Attention deficit hyperactivity disorder (ADHD) is one of the most common diagnoses of behavioral problems among school-aged children. ADHD diagnoses remain controversial since they are perceived as stigmatizing, and drug-based therapies may be accompanied by severe side effects.
Against this background, IZA fellow Hannes Schwandt (University of Zurich) and Amelie Wuppermann (LMU Munich) report a stunning empirical finding: the probability of being diagnosed with ADHD strongly depends on the relative age of a student in their grade.
In Germany, the age of primary school entry is governed by a cutoff date. A few days between birthday and cutoff date thus determine whether a student is among the oldest or youngest of the school cohort. This may have severe consequences, the study shows.
Based on administrative health claims records of 7 million children between 4 and 14 years in 2008-2011, the authors find that children born in the last month before the cutoff date, who are usually among the youngest in their class, have a significantly higher probability of ADHD diagnosis (5.3 %) than children born in the month after the cutoff date (4.3 %). The figure illustrates the discontinuities around the cutoff dates:
According to the researchers, this may be due to teachers and parents comparing children to their grade mates. Higher prevalence of impulsive behavior and inattention among younger children is then potentially misdiagnosed as ADHD.

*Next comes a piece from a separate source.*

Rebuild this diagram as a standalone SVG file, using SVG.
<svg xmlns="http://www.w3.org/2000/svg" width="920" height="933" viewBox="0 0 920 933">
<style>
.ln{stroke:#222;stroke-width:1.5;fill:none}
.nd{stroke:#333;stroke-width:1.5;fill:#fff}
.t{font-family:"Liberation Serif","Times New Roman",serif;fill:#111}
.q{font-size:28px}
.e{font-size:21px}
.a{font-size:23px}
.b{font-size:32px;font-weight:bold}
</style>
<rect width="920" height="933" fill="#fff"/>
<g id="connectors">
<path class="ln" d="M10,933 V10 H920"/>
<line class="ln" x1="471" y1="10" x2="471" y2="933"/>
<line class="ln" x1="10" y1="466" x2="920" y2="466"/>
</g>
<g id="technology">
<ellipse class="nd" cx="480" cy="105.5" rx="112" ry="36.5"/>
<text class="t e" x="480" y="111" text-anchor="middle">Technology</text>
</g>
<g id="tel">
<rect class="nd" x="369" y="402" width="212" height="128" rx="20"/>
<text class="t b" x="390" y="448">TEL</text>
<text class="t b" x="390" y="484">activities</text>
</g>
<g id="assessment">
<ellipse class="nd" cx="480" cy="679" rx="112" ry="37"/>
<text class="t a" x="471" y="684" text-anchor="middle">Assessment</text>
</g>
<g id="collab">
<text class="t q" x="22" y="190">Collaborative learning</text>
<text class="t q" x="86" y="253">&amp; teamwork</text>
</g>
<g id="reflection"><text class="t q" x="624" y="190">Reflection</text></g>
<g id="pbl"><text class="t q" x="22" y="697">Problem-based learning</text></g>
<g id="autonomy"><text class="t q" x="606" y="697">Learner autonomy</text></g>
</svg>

“It is crucial to raise the awareness among doctors, parents and teachers that ADHD symptoms depend on a child’s actual age while differences in age are large within today’s classrooms,” the authors say, hoping that their findings are recognized in medical practice to reduce ADHD misdiagnoses. They also suggest making school-starting age regulations more flexible and deciding on a case-by-case basis to account for the individual development of students.